New York LLC Operating Agreements: Management Provisions
An Operating Agreement is a key document for a New York Limited Liability Company that has more than one owner (the owners are "Members" in LLC terminology). If a Company was like a marriage, the Operating Agreement would be like a prenup, parenting agreement and divorce settlement all in one.
While the New York limited liability company law provides for some default rules applicable to LLCs that do not have an operating agreement in place, Members are well advised to craft their own rules by way of an Operating Agreement (which is actually required by law in New York, Section 417).
Members are given great flexibility to regulate their rights and responsibilities with respect to the Company, management of the Company and pretty much everything else that concerns the Company and the Members. Only very few rules in the NY LLC law cannot be modified by an Operating Agreement.
This post starts a series on the typical issues to be addressed in an Operating Agreement.

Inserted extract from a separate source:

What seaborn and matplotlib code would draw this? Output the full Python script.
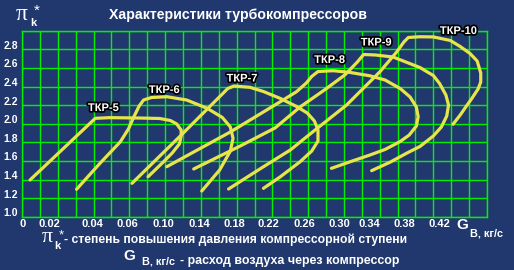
import numpy as np
import pandas as pd
import matplotlib
matplotlib.use("Agg")
import matplotlib.pyplot as plt
import matplotlib.patheffects as pe
import matplotlib.transforms as mtransforms
import seaborn as sns

# ---------------- data ----------------
tkp5_x = [0.009, 0.082, 0.098, 0.132, 0.154, 0.166, 0.173, 0.178, 0.178, 0.176, 0.168, 0.158, 0.141]
tkp5_y = [1.395, 2.058, 2.065, 2.061, 2.056, 2.034, 1.997, 1.932, 1.868, 1.782, 1.685, 1.588, 1.430]

tkp6_x = [0.061, 0.087, 0.110, 0.119, 0.125, 0.131, 0.136, 0.145, 0.162, 0.184, 0.207, 0.224, 0.233, 0.236, 0.233, 0.221, 0.201]
tkp6_y = [1.295, 1.572, 1.806, 1.943, 2.072, 2.190, 2.255, 2.282, 2.290, 2.255, 2.166, 2.067, 1.965, 1.843, 1.706, 1.502, 1.276]

tkp7_x = [0.123, 0.177, 0.224, 0.230, 0.237, 0.255, 0.270, 0.289, 0.307, 0.319, 0.327, 0.331, 0.331, 0.324, 0.311, 0.289, 0.270]
tkp7_y = [1.359, 1.868, 2.319, 2.378, 2.405, 2.391, 2.346, 2.271, 2.185, 2.115, 2.029, 1.932, 1.814, 1.706, 1.591, 1.430, 1.305]

tkp8_x = [0.162, 0.233, 0.289, 0.307, 0.318, 0.324, 0.331, 0.348, 0.367, 0.389, 0.406, 0.423, 0.434, 0.441, 0.443, 0.441, 0.433, 0.423, 0.406, 0.389, 0.367, 0.346]
tkp8_y = [1.538, 1.911, 2.237, 2.344, 2.438, 2.508, 2.561, 2.570, 2.551, 2.515, 2.470, 2.378, 2.287, 2.180, 2.075, 1.975, 1.878, 1.809, 1.723, 1.663, 1.591, 1.520]

tkp9_x = [0.192, 0.244, 0.283, 0.311, 0.339, 0.361, 0.375, 0.382, 0.395, 0.415, 0.445, 0.460, 0.467, 0.474, 0.477, 0.475, 0.469, 0.460, 0.445, 0.430, 0.412, 0.391]
tkp9_y = [1.513, 1.760, 1.954, 2.180, 2.368, 2.524, 2.663, 2.744, 2.739, 2.717, 2.604, 2.518, 2.432, 2.309, 2.201, 2.083, 1.965, 1.868, 1.755, 1.682, 1.588, 1.495]

tkp10_x = [0.231, 0.266, 0.300, 0.325, 0.363, 0.400, 0.419, 0.427, 0.432, 0.445, 0.460, 0.479, 0.490, 0.501, 0.509, 0.513, 0.513, 0.510, 0.503, 0.497, 0.490, 0.482]
tkp10_y = [1.298, 1.513, 1.717, 1.911, 2.201, 2.556, 2.771, 2.878, 2.927, 2.935, 2.933, 2.895, 2.830, 2.755, 2.674, 2.545, 2.448, 2.373, 2.271, 2.190, 2.093, 1.994]

curve_names = ["ТКР-5", "ТКР-6", "ТКР-7", "ТКР-8", "ТКР-9", "ТКР-10"]
curve_xs = [tkp5_x, tkp6_x, tkp7_x, tkp8_x, tkp9_x, tkp10_x]
curve_ys = [tkp5_y, tkp6_y, tkp7_y, tkp8_y, tkp9_y, tkp10_y]
label_x = [0.091, 0.159, 0.246, 0.344, 0.396, 0.488]
label_y = [2.169, 2.362, 2.486, 2.685, 2.873, 2.997]

x_tick_pos = [0.001, 0.031, 0.079, 0.118, 0.158, 0.198, 0.237, 0.276, 0.316, 0.355, 0.388, 0.428, 0.467]
x_tick_labels = ["0", "0.02", "0.04", "0.06", "0.10", "0.14", "0.18", "0.22", "0.26", "0.30", "0.34", "0.38", "0.42"]
y_tick_vals = [1.0, 1.2, 1.4, 1.6, 1.8, 2.0, 2.2, 2.4, 2.6, 2.8]
y_tick_labels = ["1.0", "1.2", "1.4", "1.6", "1.8", "2.0", "2.2", "2.4", "2.6", "2.8"]

title = "Характеристики турбокомпрессоров"
note_pi = "- степень повышения давления компрессорной ступени"
note_g = "- расход воздуха через компрессор"

# ---------------- style ----------------
BG = "#21386E"
GRID = "#00F000"
YEL = "#E6E64A"

sns.set_theme(style="white")
plt.rcParams["font.family"] = ["Liberation Sans", "DejaVu Sans"]

W, H = 514, 270
fig = plt.figure(figsize=(W / 100, H / 100), dpi=100, facecolor=BG)
ax = fig.add_axes([22 / W, 1 - 216.7 / H, 465 / W, 186 / H])
ax.set_facecolor(BG)

frames = []
for name, xs, ys in zip(curve_names, curve_xs, curve_ys):
    frames.append(pd.DataFrame({"x": xs, "y": ys, "curve": name}))
df = pd.concat(frames, ignore_index=True)

sns.lineplot(data=df, x="x", y="y", units="curve", estimator=None, sort=False,
             color=YEL, lw=2.3, ax=ax, legend=False, zorder=3)

ax.set_xlim(0, 0.52)
ax.set_ylim(1.0, 3.0)
ax.set_xlabel("")
ax.set_ylabel("")

ax.xaxis.remove_overlapping_locs = False
ax.yaxis.remove_overlapping_locs = False
ax.set_xticks(np.arange(0, 0.5201, 0.02), minor=True)
ax.set_yticks(np.arange(1.0, 3.001, 0.2), minor=True)
ax.grid(False, which="major")
ax.grid(True, which="minor", color=GRID, lw=1.0)
ax.set_axisbelow(True)
for s in ax.spines.values():
    s.set_color(GRID)
    s.set_linewidth(1.0)

ax.set_xticks(x_tick_pos)
ax.set_xticklabels(x_tick_labels)
ax.set_yticks(y_tick_vals)
ax.set_yticklabels(y_tick_labels)
ax.tick_params(which="both", length=0)
ax.tick_params(axis="x", pad=2, labelsize=8, labelcolor="white")
ax.tick_params(axis="y", pad=3, labelsize=7.5, labelcolor="white")
for lab in ax.get_xticklabels() + ax.get_yticklabels():
    lab.set_fontweight("bold")
off = mtransforms.ScaledTranslation(0, 4.5 / 100, fig.dpi_scale_trans)
for lab in ax.get_yticklabels():
    lab.set_transform(lab.get_transform() + off)

for name, lx, ly in zip(curve_names, label_x, label_y):
    ax.text(lx, ly, name, ha="center", va="center", color="white", fontsize=8,
            fontweight="bold", zorder=5, clip_on=False,
            path_effects=[pe.withStroke(linewidth=2.5, foreground="black")])


def ft(x, y, s, **kw):
    fig.text(x / W, 1 - y / H, s, color="white", **kw)


ft(238, 15, title, ha="center", va="center", fontsize=10.2, fontweight="bold")

# top-left pi_k*
ft(22, 14, "π", ha="center", va="center", fontsize=17, family="Liberation Serif")
ft(33, 23, "k", ha="center", va="center", fontsize=8, fontweight="bold")
ft(37, 11, "*", ha="center", va="center", fontsize=11)

# right G_B, kg/s
ft(462.5, 225, "G", ha="center", va="center", fontsize=11, fontweight="bold")
ft(470, 233, "В, кг/с", ha="left", va="center", fontsize=7.8, fontweight="bold")

# bottom notes
ft(47, 238, "π", ha="center", va="center", fontsize=16, family="Liberation Serif")
ft(57, 246, "k", ha="center", va="center", fontsize=8, fontweight="bold")
ft(61.5, 235, "*", ha="center", va="center", fontsize=9.5)
ft(64, 240, note_pi, ha="left", va="center", fontsize=8.75, fontweight="bold")

ft(129.5, 255.5, "G", ha="center", va="center", fontsize=11, fontweight="bold")
ft(142, 262, "В, кг/с", ha="left", va="center", fontsize=7.8, fontweight="bold")
ft(180, 261, note_g, ha="left", va="center", fontsize=8.9, fontweight="bold")

fig.savefig("out.png", dpi=100, facecolor=BG)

The series starts with the Management Provisions.
Management of the LLC
Management provisions in the Operating Agreement deal with the management of the Company, which basically means decision making for the Company. There are ordinary business decisions (think: buying copy paper at Staples, landing another customer, paying employees….) and extraordinary business decisions, such as obtaining financing for the Company, selling major equipment, taking in a new Member, merging with another Company, and so forth.
Default NY LLC law Rules: Management by Members
As per NY LLC Law, by default, the LLC is managed by its Members (Section 401) and each Member has authority to make ordinary business decision for the company and bind the company (i.e. enter into contracts in the name of the Company) in connection with such ordinary type decisions. Extraordinary business decisions, however, require a formal authorization by the Members (Section 412). The formal authorization can be by majority vote of the Members in a meeting or by written consent.
Management by Managers
If you set forth in the Company's Articles of Organization (the document that was filed with the Secretary of State in Albany in connection with the formation of the Company), that the Company shall be managed by Managers, New York law has a second set of default rules applicable to the management of the Company.
In that case, the Manager(s) have the authority to make
ordinary business decision for the company and bind the company (i.e. enter into contracts in the name of the Company) in connection with such ordinary type decisions. Extraordinary business decisions require a formal authorization by the Manager(s). If there is more than one Manager, a majority vote or written consent constitutes such formal authorization. The Members do not have any authorization to manage the day to day business affairs of the Company.
However, some extraordinary business decisions still require the consent by the Members. The law has a list of such extraordinary events (admit a person as a Member, dissolve the Company, and so forth, look in Section 402 (c) and (d)).
Drafting your own Rules
When you read the NY LLC law, it almost always states “except as provided in the operating agreement…). This is your ticket to draft your own rules with respect to the management of your Company.
Here are common matters written into Operating Agreements with respect to management:
No required Annual Meetings
By default, under NY LLC Law, meetings of Members must be held annually. In order to keep administration of the LLC lean and mean, many founders decide to NOT require annual meetings of its Members and state as much in their Operating Agreement.
Board of Managers
Companies with many Members or Members who are not involved in the day-to-day management of the Company can provide for a Board of Managers, similar to the structure in corporations.
They can establish committees with responsibilities designated by the Board of Managers, Officers with special titles, such as President, Vice President and others.
In that context, you can provide how many people should be on the Board of Managers and who are the initial persons to serve on the Board of Managers.
You can provide for special veto rights by certain people, how Managers are to be elected, how they should be replaced or fired, if necessary.
In Companies with only a few involved Members and no Managers, you would also set forth who of the Members has authority to decide about day-to-day business decisions and bind the Company. You could also provide for certain areas of responsibilities assigned to each managing Member, like Joe is responsible for marketing and Jack for sales and distribution.
Retained Voting Rights of Members
You can set forth a list of business decisions that are so important to your Company that they always require a vote by the Members, despite management of the Company by Managers or a few select Members. In that respect, you would also provide the level of consent that is required (majority, super majority, or unanimous consent) for such decisions.
How many votes does each Member or Manager have when it comes time to take a vote? The default rule for member managed LLCs under NY LLC Law: The Members vote in proportion to each Member’s share of profits. Example: Joe gave $10,000 as startup capital to the LLC and Jack gave $90,000. Joe gets 10% of all the profits of the LLC and Jack gets 90%. Joe gets 10% of the votes and Jack gets 90%, i.e. in matters requiring majority consent, Jack would always have the last word.
You can change voting requirements in numerous ways. There can be special groups of Members who have voting rights different from other Members and independent of their economic interest in the Company. There can even be Members who have no voting rights at all.
Why does my Operating Agreement repeat what's already in the NY LLC LAW?
Even though New York has a lot of default rules for the management of the Company, many Operating Agreements repeat what is already in the law. That isn't always a waste of time, because everybody will be on the same page, knows what rules govern the Company and doesn't have to dig around for it in the law itself.